In Wirklichkeit hat der Feuerwehrmann ein Unglück dieses Ausmaßes noch nicht erlebt: „Und ich hoffe auch, dass es so bleibt. Aber man kann nie wissen, was passiert.“ Er nennt das Feuerwerks-Unglück in Enschede als Beispiel: „Deshalb macht es Sinn, sich auf solche Situationen vorzubereiten.“
Erste Operationen
Erste operative Eingriffe dulden keinen Aufschub mehr – bevor die Krankenwagen vorfahren und die Opfer in das Marienkrankenhaus nach Marl transportieren. Derweil sind die Löscharbeiten am Gertrudis-Hospital im vollen Gange.
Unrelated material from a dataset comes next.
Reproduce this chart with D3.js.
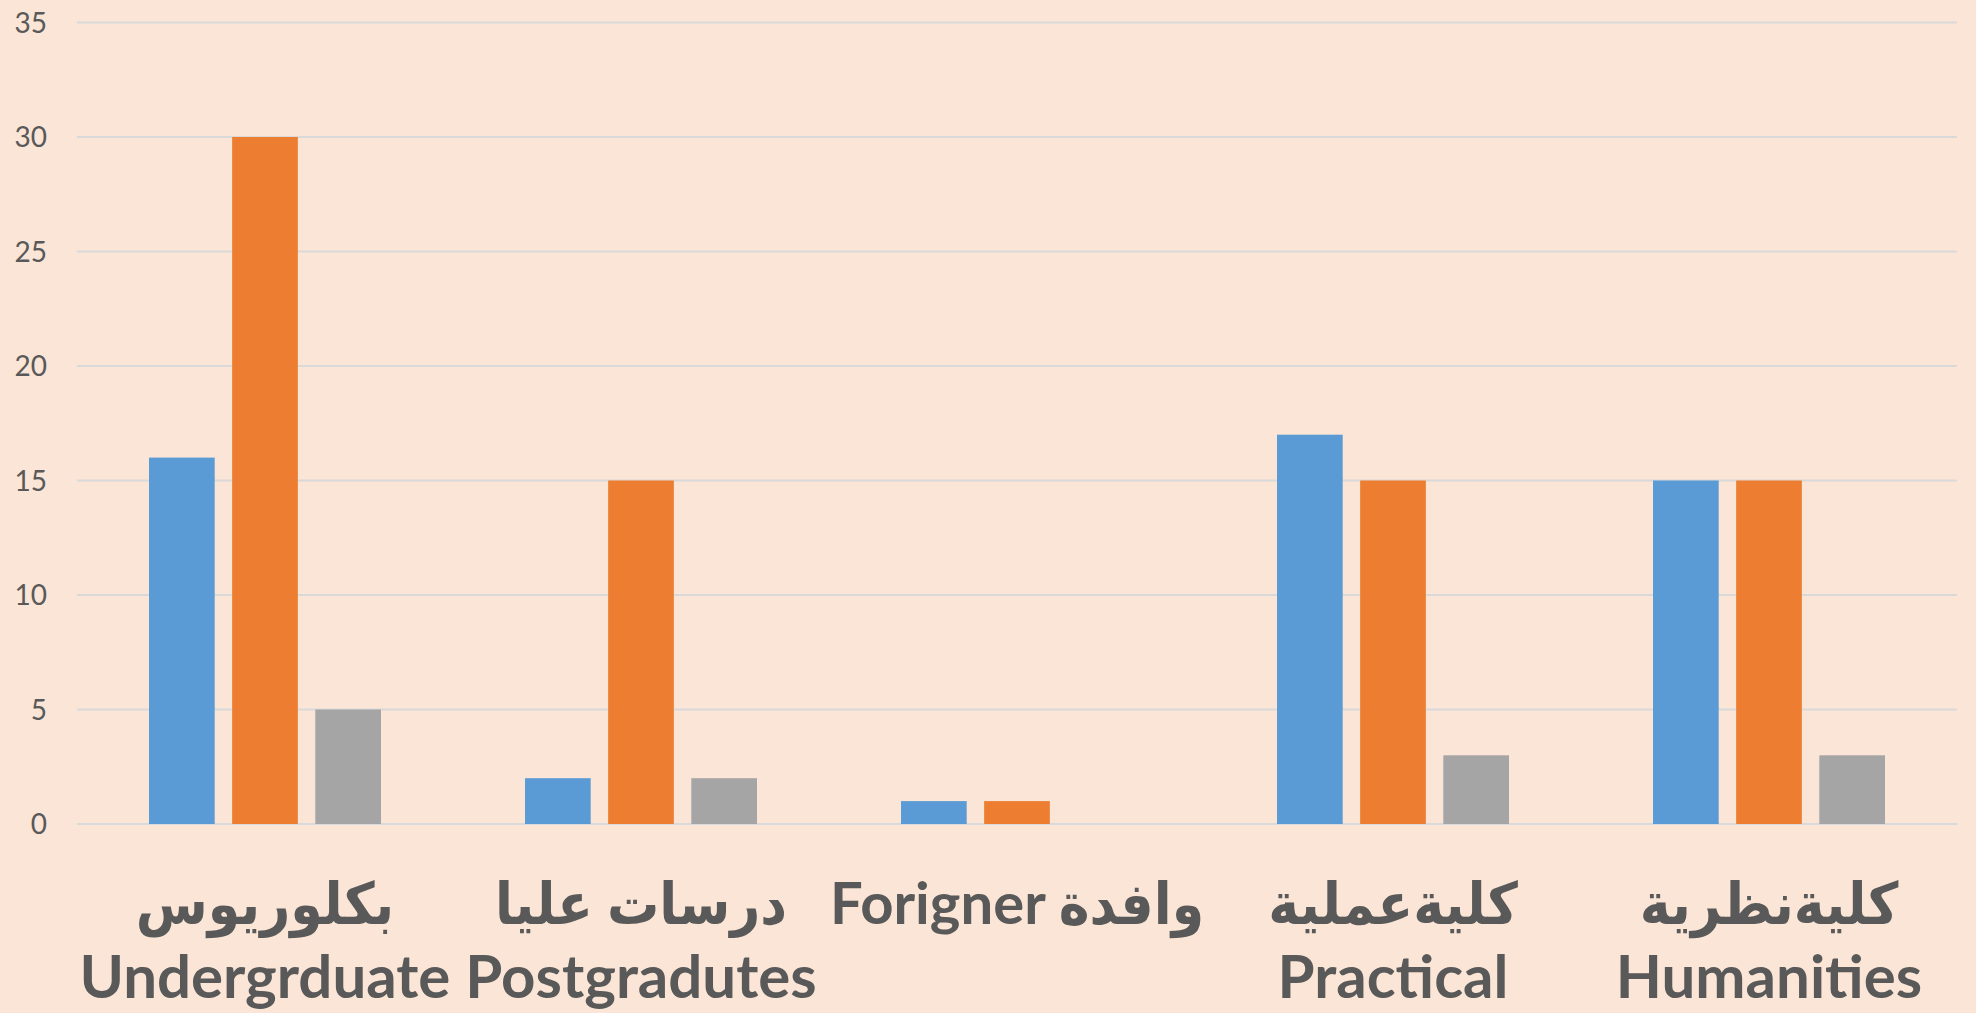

Auch die Rauchopfer sammeln sich am Behandlugnsplatz und werden im Kleinbus zur weiteren Untersuchung weggebracht. Sie fühlen sich von der Feuerwehr gut in Gewahrsam genommen: „Es hat 20 Minuten gedauert, bis die Feuerwehr in meinem Zimmer war,“ erzählt Julia Friedrich. Die Zwölfjährige spielt eine der rund 15 Rauchvergifteten. In dem stickigen Nebel sei ihr diese Zeit aber schon wie eine kleine Ewigkeit vorgekommen. „Wie muss es einem dann erst ergehen, wenn es wirklich brennt?“
Ernstfall bleibt hoffentlich Theorie
Eine Situation, die das Gertrudis-Hospital hoffentlich nie wirklich erlebt. Aber wenn es einmal zum Ernstfall kommt, scheint die Klinik gut gerüstet. Zumindest stellte ihr Feuerwehr-Chef Theo Schiffmann nach Abschluss der rund dreistündigen Übung ein gutes Zeugnis aus: „Die Alarmierung hat gut funktioniert. Die Zusammenarbeit war prima.“ Am Ende hat die Übung sowohl der Feuerwehr als auch dem Krankenhaus viel gebracht.